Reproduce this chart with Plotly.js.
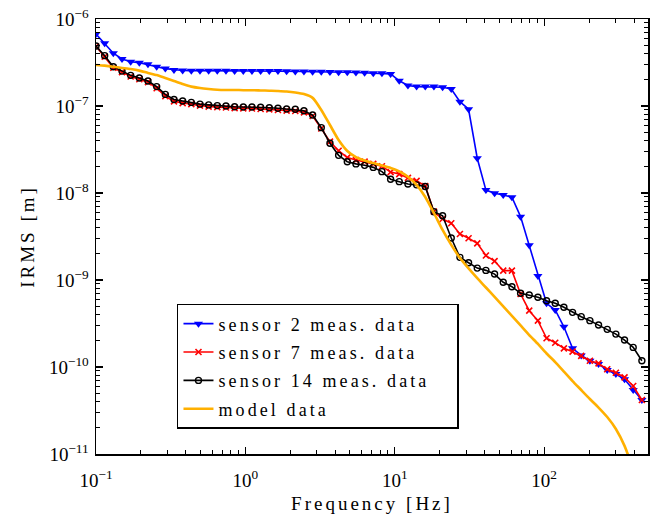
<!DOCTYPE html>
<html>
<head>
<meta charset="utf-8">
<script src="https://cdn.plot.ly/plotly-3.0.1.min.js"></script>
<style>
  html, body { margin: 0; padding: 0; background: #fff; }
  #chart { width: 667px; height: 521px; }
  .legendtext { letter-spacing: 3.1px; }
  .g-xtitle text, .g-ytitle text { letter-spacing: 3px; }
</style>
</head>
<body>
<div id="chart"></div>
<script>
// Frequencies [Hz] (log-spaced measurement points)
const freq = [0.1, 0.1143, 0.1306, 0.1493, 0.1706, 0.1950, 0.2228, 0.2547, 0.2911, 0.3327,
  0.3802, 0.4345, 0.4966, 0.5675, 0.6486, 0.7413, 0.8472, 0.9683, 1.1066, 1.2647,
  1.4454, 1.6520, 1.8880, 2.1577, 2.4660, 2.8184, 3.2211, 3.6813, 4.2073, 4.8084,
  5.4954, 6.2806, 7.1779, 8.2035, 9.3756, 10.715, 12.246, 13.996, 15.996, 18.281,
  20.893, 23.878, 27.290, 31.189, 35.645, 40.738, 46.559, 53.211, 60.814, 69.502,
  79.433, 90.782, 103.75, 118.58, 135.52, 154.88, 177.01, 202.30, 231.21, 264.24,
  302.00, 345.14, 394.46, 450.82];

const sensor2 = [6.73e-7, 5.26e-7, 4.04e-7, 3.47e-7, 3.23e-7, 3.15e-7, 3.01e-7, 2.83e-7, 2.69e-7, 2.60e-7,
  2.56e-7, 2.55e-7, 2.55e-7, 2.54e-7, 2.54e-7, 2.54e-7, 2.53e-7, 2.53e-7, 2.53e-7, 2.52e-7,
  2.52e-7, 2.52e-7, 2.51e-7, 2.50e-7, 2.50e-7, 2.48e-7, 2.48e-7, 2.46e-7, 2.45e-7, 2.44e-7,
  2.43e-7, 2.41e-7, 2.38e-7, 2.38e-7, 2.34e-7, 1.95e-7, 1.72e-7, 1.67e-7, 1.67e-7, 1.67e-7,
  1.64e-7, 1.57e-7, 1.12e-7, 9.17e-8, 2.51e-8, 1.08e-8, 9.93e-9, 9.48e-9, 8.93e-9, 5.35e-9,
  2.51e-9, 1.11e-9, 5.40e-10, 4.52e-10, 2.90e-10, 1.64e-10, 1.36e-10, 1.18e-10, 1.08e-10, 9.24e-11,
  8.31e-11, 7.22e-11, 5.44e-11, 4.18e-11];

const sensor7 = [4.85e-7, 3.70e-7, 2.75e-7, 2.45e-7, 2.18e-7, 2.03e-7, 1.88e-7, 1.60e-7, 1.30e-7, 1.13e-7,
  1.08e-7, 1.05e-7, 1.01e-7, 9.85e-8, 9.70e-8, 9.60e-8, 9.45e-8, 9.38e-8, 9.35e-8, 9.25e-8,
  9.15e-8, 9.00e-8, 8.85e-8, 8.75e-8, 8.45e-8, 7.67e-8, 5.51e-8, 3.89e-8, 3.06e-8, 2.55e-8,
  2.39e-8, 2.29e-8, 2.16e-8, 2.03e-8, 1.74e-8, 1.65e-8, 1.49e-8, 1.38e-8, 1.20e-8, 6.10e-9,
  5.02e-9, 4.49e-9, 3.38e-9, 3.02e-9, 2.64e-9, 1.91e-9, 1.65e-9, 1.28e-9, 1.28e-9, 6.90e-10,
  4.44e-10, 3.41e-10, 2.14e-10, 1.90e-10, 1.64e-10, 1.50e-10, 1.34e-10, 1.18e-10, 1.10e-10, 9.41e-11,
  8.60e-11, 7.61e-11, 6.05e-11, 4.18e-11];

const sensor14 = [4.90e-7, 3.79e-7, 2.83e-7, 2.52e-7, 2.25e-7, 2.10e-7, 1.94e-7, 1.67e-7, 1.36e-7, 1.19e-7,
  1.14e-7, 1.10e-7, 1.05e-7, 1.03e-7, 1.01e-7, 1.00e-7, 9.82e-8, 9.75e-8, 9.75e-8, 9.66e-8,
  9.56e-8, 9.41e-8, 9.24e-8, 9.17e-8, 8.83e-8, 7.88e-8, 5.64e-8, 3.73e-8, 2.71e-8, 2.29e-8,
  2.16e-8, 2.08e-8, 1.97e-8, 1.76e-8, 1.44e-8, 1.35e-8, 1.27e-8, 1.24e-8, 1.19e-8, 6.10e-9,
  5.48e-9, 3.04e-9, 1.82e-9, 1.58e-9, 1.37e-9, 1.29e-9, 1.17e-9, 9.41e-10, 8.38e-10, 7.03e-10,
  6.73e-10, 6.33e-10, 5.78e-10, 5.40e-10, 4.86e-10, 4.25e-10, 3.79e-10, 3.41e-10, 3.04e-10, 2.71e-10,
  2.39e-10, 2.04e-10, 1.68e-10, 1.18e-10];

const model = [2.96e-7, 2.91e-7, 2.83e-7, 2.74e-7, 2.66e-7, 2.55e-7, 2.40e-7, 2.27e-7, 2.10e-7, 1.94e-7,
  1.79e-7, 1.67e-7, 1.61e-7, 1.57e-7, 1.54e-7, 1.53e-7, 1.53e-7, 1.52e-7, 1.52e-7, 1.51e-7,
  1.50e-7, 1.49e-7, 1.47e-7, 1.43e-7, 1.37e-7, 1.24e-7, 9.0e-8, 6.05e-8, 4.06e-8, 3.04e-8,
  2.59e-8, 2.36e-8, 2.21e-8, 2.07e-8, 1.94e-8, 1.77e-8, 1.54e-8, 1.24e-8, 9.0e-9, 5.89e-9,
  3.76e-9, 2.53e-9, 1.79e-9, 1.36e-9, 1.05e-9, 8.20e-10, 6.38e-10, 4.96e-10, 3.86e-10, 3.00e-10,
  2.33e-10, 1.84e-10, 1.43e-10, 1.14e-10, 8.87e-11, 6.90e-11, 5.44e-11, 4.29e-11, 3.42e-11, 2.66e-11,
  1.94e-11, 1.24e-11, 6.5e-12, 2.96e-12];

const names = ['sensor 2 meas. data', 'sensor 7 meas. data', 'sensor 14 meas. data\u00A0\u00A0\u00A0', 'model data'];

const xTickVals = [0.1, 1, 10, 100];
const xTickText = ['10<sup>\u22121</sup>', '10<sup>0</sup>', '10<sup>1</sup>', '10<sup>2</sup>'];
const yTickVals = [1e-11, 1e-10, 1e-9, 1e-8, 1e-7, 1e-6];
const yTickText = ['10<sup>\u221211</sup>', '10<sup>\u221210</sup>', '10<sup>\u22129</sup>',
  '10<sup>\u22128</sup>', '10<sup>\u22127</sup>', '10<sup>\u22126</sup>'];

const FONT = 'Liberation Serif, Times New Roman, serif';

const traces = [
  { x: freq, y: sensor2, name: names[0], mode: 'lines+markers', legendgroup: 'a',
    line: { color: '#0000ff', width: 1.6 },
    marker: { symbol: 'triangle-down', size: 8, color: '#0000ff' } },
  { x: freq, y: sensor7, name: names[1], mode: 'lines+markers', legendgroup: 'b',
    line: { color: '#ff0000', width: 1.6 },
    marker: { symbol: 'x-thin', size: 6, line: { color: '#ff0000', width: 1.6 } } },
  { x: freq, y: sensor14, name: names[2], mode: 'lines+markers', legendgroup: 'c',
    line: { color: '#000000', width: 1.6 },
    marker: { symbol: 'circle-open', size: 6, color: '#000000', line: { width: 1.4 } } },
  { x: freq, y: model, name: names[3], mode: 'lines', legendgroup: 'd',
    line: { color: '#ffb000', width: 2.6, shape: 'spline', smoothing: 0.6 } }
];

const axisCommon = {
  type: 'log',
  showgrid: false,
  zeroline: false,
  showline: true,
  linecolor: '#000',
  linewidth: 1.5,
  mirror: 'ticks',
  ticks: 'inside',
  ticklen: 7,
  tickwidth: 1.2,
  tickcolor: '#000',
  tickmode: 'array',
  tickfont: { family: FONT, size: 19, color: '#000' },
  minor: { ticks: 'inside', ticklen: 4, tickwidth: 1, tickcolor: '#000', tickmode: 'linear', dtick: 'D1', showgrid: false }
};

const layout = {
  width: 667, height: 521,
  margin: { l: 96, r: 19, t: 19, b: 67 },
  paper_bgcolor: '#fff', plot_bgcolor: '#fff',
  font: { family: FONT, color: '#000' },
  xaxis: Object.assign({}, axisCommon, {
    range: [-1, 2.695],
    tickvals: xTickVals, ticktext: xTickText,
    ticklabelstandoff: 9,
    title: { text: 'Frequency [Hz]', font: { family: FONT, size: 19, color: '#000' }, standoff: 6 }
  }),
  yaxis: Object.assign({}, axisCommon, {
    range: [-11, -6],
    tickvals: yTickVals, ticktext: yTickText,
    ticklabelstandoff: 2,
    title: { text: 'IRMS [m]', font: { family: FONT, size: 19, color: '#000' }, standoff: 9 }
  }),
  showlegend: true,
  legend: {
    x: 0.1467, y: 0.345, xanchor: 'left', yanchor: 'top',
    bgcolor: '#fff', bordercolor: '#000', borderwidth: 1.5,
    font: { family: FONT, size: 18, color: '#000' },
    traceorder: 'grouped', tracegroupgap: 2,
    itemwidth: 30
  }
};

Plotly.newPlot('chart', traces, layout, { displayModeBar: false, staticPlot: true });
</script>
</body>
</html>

= = =

> **Exercise goal**:
Starting at the first line of the material, output exactly the lines up to and including the one with "8.31e-11, 7.22e-11, 5.44e-11, 4.18e-11];". Do not include the pictures.

> **Completed exercise**:
Reproduce this chart with Plotly.js.
<!DOCTYPE html>
<html>
<head>
<meta charset="utf-8">
<script src="https://cdn.plot.ly/plotly-3.0.1.min.js"></script>
<style>
  html, body { margin: 0; padding: 0; background: #fff; }
  #chart { width: 667px; height: 521px; }
  .legendtext { letter-spacing: 3.1px; }
  .g-xtitle text, .g-ytitle text { letter-spacing: 3px; }
</style>
</head>
<body>
<div id="chart"></div>
<script>
// Frequencies [Hz] (log-spaced measurement points)
const freq = [0.1, 0.1143, 0.1306, 0.1493, 0.1706, 0.1950, 0.2228, 0.2547, 0.2911, 0.3327,
  0.3802, 0.4345, 0.4966, 0.5675, 0.6486, 0.7413, 0.8472, 0.9683, 1.1066, 1.2647,
  1.4454, 1.6520, 1.8880, 2.1577, 2.4660, 2.8184, 3.2211, 3.6813, 4.2073, 4.8084,
  5.4954, 6.2806, 7.1779, 8.2035, 9.3756, 10.715, 12.246, 13.996, 15.996, 18.281,
  20.893, 23.878, 27.290, 31.189, 35.645, 40.738, 46.559, 53.211, 60.814, 69.502,
  79.433, 90.782, 103.75, 118.58, 135.52, 154.88, 177.01, 202.30, 231.21, 264.24,
  302.00, 345.14, 394.46, 450.82];

const sensor2 = [6.73e-7, 5.26e-7, 4.04e-7, 3.47e-7, 3.23e-7, 3.15e-7, 3.01e-7, 2.83e-7, 2.69e-7, 2.60e-7,
  2.56e-7, 2.55e-7, 2.55e-7, 2.54e-7, 2.54e-7, 2.54e-7, 2.53e-7, 2.53e-7, 2.53e-7, 2.52e-7,
  2.52e-7, 2.52e-7, 2.51e-7, 2.50e-7, 2.50e-7, 2.48e-7, 2.48e-7, 2.46e-7, 2.45e-7, 2.44e-7,
  2.43e-7, 2.41e-7, 2.38e-7, 2.38e-7, 2.34e-7, 1.95e-7, 1.72e-7, 1.67e-7, 1.67e-7, 1.67e-7,
  1.64e-7, 1.57e-7, 1.12e-7, 9.17e-8, 2.51e-8, 1.08e-8, 9.93e-9, 9.48e-9, 8.93e-9, 5.35e-9,
  2.51e-9, 1.11e-9, 5.40e-10, 4.52e-10, 2.90e-10, 1.64e-10, 1.36e-10, 1.18e-10, 1.08e-10, 9.24e-11,
  8.31e-11, 7.22e-11, 5.44e-11, 4.18e-11];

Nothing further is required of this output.